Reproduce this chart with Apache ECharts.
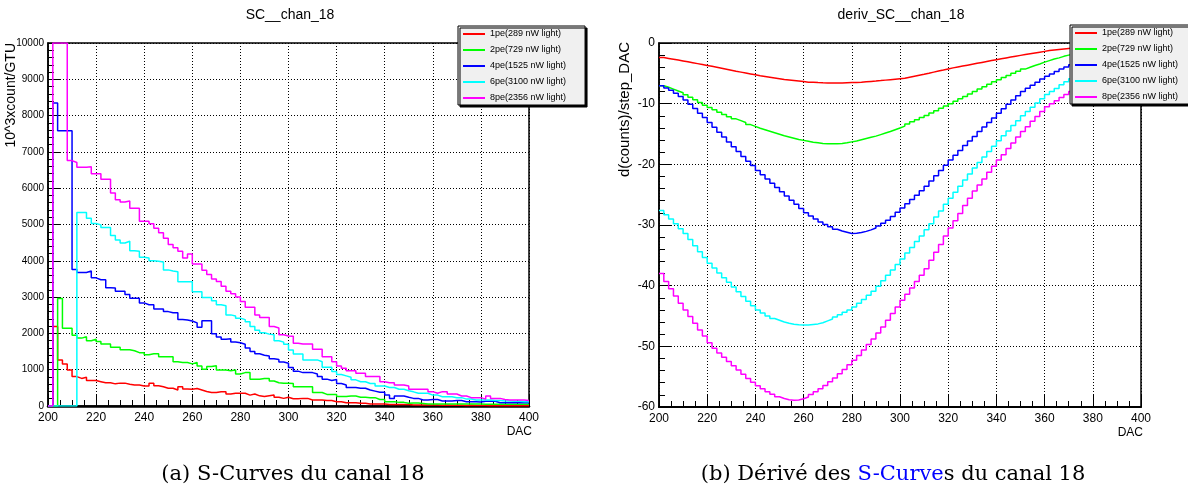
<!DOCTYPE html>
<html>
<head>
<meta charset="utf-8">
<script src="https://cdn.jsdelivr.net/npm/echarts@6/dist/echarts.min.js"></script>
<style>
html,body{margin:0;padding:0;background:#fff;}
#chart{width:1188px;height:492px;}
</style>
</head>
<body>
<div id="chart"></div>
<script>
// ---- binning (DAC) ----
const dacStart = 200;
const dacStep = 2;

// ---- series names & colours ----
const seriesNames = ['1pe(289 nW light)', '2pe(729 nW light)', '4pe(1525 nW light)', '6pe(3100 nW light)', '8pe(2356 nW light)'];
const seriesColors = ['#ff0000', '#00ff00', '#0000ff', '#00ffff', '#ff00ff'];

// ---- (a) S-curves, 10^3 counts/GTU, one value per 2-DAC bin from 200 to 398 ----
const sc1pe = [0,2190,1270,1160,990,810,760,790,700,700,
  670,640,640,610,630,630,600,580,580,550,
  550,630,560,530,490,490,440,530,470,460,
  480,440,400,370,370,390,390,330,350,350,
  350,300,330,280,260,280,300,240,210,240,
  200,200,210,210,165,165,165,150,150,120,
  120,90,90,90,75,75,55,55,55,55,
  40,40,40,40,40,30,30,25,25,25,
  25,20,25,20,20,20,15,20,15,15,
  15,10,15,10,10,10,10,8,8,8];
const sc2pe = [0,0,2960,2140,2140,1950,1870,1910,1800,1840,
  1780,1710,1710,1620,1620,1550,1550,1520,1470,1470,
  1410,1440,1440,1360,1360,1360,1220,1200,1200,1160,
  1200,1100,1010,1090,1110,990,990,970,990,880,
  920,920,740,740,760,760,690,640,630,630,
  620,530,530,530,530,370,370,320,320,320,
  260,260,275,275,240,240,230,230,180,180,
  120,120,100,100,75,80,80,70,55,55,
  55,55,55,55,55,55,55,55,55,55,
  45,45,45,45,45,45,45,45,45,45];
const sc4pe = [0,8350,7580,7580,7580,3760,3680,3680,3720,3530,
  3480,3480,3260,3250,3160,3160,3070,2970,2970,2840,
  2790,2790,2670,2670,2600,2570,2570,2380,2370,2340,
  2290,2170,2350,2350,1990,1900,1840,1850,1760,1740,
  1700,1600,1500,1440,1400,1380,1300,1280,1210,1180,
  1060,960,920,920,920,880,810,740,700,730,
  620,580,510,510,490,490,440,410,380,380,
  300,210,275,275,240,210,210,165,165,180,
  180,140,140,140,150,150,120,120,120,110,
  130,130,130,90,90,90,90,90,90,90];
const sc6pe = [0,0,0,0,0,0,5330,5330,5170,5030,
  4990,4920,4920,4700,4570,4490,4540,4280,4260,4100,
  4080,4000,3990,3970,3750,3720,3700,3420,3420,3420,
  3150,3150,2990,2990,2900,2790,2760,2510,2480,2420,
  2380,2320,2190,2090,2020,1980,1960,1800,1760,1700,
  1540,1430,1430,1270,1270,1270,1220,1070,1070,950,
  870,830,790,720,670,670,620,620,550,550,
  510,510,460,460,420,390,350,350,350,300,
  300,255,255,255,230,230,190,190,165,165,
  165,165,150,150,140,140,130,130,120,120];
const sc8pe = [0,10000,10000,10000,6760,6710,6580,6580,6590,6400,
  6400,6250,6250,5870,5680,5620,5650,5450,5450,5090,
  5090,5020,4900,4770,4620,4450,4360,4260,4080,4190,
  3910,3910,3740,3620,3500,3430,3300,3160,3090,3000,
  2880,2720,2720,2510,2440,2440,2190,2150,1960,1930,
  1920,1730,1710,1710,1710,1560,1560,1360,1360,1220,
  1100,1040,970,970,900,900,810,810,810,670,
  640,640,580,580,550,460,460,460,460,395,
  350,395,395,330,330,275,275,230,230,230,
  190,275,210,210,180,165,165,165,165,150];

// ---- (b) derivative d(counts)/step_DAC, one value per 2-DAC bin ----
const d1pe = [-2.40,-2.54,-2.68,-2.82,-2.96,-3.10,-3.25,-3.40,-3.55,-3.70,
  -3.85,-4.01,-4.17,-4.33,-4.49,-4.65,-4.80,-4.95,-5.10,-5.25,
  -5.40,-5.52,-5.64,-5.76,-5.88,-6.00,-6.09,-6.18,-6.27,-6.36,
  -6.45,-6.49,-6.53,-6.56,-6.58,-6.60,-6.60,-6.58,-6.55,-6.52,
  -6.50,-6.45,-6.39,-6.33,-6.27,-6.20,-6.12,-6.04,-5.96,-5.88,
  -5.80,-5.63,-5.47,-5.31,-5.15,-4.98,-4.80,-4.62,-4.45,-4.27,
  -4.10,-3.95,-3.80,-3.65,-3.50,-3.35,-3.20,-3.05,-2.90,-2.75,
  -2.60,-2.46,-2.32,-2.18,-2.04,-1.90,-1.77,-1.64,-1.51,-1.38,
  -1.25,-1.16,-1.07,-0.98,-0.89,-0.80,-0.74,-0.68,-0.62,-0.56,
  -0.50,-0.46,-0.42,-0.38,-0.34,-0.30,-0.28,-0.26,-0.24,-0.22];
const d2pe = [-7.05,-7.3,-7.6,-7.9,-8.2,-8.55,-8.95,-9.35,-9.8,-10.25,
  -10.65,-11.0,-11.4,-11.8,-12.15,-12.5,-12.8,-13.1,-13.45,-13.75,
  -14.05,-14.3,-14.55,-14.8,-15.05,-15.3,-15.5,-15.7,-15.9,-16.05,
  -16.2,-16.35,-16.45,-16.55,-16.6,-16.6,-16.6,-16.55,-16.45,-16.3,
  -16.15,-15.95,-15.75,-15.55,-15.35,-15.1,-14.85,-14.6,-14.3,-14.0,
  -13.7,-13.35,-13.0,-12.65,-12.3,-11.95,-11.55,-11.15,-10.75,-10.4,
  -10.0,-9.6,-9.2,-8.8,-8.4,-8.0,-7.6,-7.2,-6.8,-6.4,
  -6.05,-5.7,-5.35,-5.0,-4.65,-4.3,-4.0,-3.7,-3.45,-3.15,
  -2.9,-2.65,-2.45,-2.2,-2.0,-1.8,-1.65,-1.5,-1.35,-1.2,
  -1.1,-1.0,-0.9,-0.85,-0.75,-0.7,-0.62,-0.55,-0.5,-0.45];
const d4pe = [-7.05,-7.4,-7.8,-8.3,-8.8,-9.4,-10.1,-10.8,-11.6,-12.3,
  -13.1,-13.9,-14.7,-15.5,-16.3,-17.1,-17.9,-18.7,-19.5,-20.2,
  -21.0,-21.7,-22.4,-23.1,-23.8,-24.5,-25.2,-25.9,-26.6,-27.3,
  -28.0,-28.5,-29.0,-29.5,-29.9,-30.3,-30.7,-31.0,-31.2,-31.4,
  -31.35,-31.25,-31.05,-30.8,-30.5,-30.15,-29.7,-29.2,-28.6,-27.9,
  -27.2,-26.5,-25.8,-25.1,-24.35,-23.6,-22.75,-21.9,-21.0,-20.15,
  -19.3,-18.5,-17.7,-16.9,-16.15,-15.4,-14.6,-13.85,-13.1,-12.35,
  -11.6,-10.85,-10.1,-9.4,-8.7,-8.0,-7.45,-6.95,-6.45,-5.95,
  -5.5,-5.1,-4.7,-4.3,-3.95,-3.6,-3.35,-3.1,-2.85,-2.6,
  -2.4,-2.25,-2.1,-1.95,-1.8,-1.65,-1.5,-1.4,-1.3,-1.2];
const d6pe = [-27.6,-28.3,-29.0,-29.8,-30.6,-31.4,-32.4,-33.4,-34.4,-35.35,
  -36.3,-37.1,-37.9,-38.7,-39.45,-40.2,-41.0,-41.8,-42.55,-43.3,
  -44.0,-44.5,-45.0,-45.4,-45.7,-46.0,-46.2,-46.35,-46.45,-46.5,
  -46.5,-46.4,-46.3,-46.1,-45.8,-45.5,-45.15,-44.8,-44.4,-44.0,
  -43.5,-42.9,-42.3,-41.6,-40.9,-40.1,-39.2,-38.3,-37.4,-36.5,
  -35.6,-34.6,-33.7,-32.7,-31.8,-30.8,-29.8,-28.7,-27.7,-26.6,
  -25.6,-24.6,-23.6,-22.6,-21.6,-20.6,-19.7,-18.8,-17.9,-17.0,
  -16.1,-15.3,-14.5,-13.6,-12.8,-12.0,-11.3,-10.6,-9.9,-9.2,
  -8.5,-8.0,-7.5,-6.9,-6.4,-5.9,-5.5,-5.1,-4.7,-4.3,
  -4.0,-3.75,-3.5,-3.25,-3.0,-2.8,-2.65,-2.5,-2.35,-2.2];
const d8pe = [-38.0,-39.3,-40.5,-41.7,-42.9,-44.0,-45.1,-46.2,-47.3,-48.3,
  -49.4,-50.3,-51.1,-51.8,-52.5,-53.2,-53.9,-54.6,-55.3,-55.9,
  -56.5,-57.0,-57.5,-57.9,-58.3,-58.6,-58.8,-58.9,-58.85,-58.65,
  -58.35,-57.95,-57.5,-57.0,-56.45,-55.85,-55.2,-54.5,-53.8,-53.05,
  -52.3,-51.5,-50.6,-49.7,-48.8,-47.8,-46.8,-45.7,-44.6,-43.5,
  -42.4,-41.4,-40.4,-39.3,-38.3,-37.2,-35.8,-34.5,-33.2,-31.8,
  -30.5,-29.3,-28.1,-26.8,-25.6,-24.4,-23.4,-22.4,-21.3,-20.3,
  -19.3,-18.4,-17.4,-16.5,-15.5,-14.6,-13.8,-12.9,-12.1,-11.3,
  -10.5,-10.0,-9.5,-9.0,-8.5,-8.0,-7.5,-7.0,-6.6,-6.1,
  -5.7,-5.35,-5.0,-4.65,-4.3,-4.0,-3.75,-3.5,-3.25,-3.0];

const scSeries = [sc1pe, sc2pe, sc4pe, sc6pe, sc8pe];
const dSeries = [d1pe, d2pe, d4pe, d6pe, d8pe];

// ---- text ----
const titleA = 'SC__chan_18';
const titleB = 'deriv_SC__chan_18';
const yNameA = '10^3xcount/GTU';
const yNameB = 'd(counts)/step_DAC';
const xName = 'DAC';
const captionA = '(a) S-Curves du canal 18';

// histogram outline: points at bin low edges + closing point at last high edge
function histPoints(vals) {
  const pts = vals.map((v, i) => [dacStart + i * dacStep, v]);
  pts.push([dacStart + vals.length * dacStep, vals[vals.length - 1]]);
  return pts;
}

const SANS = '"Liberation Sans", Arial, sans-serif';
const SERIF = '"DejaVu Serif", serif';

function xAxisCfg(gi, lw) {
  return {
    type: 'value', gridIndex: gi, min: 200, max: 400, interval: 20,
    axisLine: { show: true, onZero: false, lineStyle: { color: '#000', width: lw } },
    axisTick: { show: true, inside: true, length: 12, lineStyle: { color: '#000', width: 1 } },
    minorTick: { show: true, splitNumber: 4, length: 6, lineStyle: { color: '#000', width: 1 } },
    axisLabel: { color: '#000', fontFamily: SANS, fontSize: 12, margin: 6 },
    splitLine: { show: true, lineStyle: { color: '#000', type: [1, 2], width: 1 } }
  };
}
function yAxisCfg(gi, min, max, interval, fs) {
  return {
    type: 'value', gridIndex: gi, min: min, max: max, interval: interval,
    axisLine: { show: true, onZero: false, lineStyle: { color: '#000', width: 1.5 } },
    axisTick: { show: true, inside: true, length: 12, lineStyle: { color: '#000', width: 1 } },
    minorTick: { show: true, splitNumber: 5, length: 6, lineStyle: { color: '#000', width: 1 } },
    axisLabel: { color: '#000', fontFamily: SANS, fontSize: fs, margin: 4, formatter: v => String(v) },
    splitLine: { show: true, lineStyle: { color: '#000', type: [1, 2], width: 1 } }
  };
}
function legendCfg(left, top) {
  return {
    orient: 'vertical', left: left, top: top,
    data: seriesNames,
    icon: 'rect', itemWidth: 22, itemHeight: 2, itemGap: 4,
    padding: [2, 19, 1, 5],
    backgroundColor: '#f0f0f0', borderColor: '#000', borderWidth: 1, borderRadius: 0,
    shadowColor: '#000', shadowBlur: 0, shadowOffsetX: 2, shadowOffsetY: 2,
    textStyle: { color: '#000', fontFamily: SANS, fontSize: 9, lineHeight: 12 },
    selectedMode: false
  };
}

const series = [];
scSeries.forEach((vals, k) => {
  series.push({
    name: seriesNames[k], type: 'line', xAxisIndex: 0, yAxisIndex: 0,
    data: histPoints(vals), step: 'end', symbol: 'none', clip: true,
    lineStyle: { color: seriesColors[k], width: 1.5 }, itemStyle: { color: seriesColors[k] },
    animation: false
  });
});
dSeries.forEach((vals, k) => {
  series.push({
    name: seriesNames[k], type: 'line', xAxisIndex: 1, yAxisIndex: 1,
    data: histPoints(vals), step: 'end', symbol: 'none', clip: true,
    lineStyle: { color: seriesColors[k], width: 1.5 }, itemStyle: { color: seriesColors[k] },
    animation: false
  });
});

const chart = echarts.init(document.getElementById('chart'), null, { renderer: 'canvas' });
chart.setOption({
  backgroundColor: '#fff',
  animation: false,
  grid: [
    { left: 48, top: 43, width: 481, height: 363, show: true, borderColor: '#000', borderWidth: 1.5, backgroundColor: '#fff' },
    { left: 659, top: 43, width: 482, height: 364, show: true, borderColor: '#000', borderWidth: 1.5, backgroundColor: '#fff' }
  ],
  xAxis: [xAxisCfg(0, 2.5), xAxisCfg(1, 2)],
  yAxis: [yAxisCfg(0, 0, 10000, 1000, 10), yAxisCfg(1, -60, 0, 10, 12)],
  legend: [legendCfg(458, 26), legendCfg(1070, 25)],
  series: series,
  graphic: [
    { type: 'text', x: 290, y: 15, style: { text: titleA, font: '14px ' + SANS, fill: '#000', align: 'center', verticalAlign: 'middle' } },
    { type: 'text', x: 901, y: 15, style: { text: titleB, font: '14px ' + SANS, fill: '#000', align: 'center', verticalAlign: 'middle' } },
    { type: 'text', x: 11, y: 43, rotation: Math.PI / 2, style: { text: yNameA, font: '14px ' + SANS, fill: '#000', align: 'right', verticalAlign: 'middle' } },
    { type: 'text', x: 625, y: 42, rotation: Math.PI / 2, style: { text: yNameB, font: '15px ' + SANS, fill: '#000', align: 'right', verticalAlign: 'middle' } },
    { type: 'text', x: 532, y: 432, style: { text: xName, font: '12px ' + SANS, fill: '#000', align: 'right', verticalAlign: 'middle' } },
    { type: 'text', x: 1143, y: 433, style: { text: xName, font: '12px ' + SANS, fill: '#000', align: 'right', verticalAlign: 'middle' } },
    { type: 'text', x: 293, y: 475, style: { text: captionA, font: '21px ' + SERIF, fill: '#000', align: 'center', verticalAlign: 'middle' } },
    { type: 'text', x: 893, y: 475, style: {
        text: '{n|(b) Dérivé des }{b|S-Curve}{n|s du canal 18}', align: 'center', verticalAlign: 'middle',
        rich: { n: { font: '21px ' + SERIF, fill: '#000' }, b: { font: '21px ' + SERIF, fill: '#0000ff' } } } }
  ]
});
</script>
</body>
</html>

--

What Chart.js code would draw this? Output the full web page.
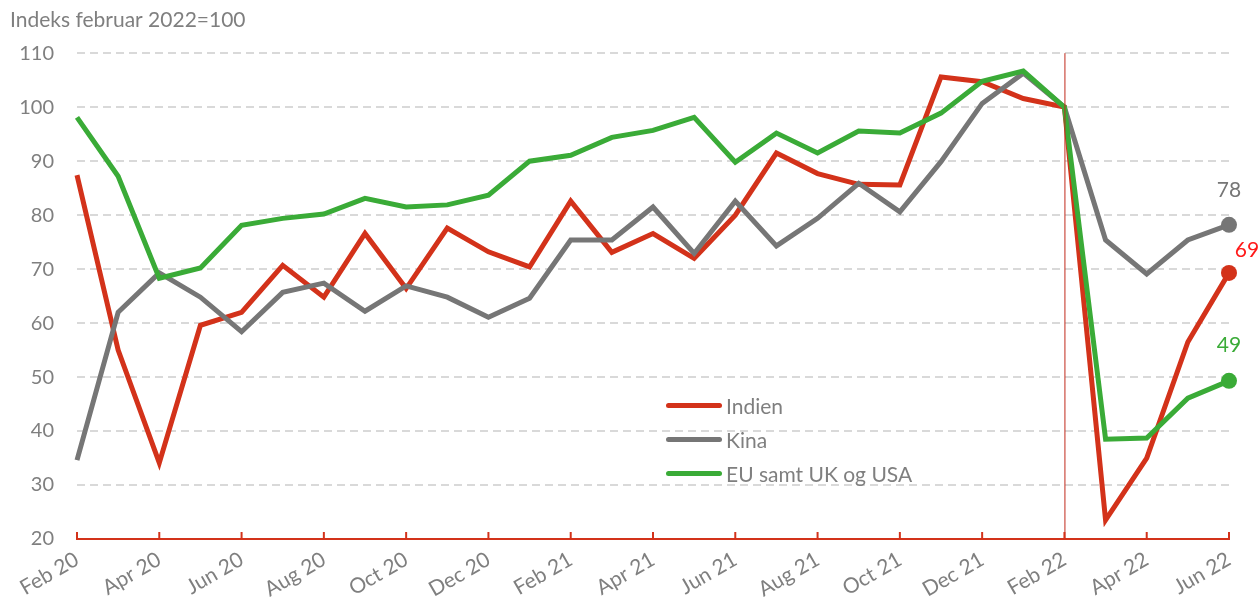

--

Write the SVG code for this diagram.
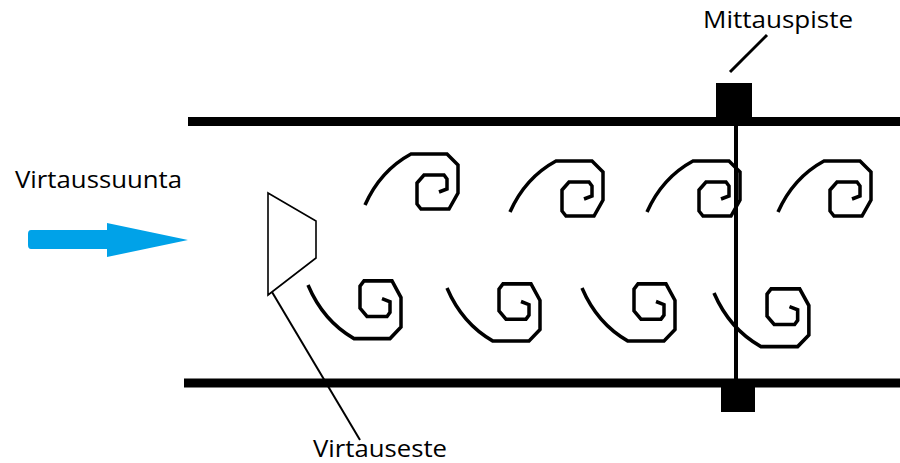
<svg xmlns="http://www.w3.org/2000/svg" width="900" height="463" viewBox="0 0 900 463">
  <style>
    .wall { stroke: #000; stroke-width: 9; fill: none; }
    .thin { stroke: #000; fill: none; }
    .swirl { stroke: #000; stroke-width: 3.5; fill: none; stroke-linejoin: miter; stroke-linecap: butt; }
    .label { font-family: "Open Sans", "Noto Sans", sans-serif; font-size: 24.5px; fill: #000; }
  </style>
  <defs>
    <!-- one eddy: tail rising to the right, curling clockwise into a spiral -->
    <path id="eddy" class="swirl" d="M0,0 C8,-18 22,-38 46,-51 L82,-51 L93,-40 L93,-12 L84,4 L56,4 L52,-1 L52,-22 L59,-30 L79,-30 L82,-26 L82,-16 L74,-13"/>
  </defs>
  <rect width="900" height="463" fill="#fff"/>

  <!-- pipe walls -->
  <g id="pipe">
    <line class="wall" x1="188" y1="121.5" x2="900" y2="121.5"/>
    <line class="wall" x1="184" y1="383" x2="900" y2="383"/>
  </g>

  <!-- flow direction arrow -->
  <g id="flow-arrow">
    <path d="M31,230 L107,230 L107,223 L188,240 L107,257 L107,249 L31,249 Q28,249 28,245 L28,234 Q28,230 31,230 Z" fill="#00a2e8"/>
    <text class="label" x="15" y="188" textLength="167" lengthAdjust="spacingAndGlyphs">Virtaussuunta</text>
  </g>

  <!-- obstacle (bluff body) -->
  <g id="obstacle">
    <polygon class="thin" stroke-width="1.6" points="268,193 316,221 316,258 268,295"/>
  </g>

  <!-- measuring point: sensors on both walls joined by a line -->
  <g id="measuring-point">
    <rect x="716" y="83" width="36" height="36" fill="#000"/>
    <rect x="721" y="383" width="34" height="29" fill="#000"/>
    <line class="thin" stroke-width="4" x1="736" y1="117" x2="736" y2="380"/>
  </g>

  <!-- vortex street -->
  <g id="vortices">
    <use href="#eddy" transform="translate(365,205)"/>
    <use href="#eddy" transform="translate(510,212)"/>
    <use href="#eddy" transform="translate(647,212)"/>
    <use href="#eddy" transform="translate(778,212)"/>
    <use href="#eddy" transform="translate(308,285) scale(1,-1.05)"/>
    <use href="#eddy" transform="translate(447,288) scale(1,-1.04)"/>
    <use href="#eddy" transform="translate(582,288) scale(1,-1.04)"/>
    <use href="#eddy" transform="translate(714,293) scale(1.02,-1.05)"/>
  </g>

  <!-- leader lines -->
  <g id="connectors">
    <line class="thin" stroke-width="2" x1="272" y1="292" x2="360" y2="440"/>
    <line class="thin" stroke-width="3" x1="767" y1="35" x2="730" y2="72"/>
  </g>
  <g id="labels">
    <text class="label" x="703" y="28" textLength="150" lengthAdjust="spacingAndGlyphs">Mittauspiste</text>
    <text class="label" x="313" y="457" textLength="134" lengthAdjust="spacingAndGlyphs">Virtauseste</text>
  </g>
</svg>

__YOUR INSTRUCTIONS__. Among the entries above, locate the line with "Reproduce this chart with Apache ECharts." and the line with "['#ff0000', '#00ff00', '#0000ff', '#00ffff', '#ff00ff'];". Give those two lines and all lines between them again, exactly, leaving out the pictures.

__RESPONSE TO THE TASK__.
Reproduce this chart with Apache ECharts.
<!DOCTYPE html>
<html>
<head>
<meta charset="utf-8">
<script src="https://cdn.jsdelivr.net/npm/echarts@6/dist/echarts.min.js"></script>
<style>
html,body{margin:0;padding:0;background:#fff;}
#chart{width:1188px;height:492px;}
</style>
</head>
<body>
<div id="chart"></div>
<script>
// ---- binning (DAC) ----
const dacStart = 200;
const dacStep = 2;

// ---- series names & colours ----
const seriesNames = ['1pe(289 nW light)', '2pe(729 nW light)', '4pe(1525 nW light)', '6pe(3100 nW light)', '8pe(2356 nW light)'];
const seriesColors = ['#ff0000', '#00ff00', '#0000ff', '#00ffff', '#ff00ff'];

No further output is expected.